Point #3:  We Ordinary Grassroots American Jews Can Make a Difference

Last week I told you about the first “unsubscribe” email I got, eighteen years ago, just after this media watch’s issue #1 – “The media will never change, so give it up.”  I said that I’d replied “It’s better to light a candle than to curse the darkness.”  Unsubscriber #1 may well have been right, that it’s unlikely that we can shake the Western media from its insistent use of its loaded lexicon of Jewish homeland-delegitimizing pejoratives.  What we can do, though, is make clear to publics in the West that this lexicon that’s used in common by the Jewish homeland’s adversaries and the mainstream Western media is not used by us, supporters of the Jewish homeland of Israel, that we regard it in its entirety as historically false propaganda biased against Israel and us, and why it’s false and imbalanced.

So Point #3, detailed in 7 “new year’s resolutions” our #936 listed last week for us Israel-supporting American Jews.  Three of the key ones:  Let us in 2019

*  Purge all the Dirty Words (partially enumerated on our website, www.factsonisrael.com) from our own mouths.

*  Plead with pundits on our side who do use them to stop.
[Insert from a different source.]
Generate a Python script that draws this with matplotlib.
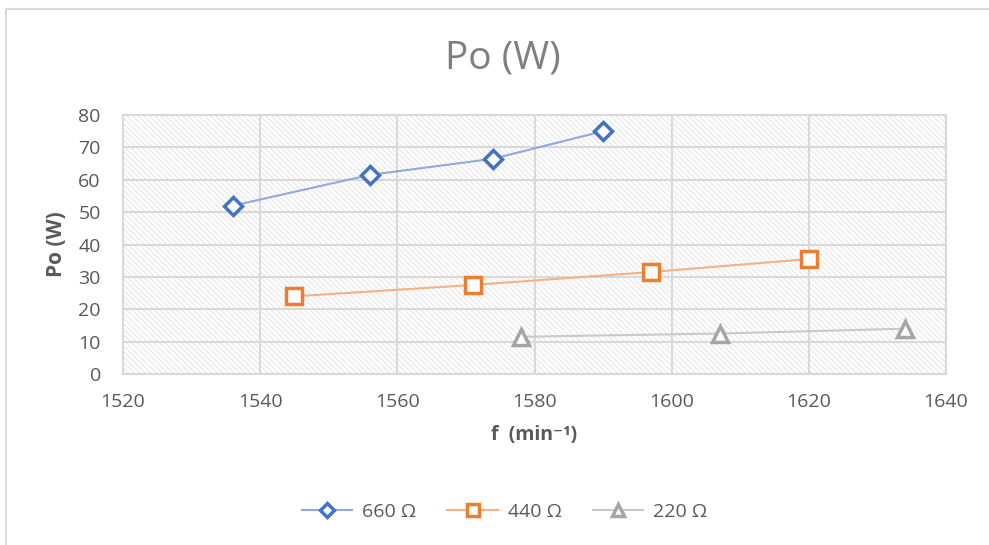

*  Recognize the distinction between the land of Israel, in which we have a peoplehood membership stake, and the State of Israel which exists in that land, and refrain, as grassroots and leaders, from joining in international trespassing on the State of Israel’s sovereign rights.  The example I gave: By us, the State of Israel can do whatever it determines it needs to do re Judea and Samaria, except to call it “West Bank.”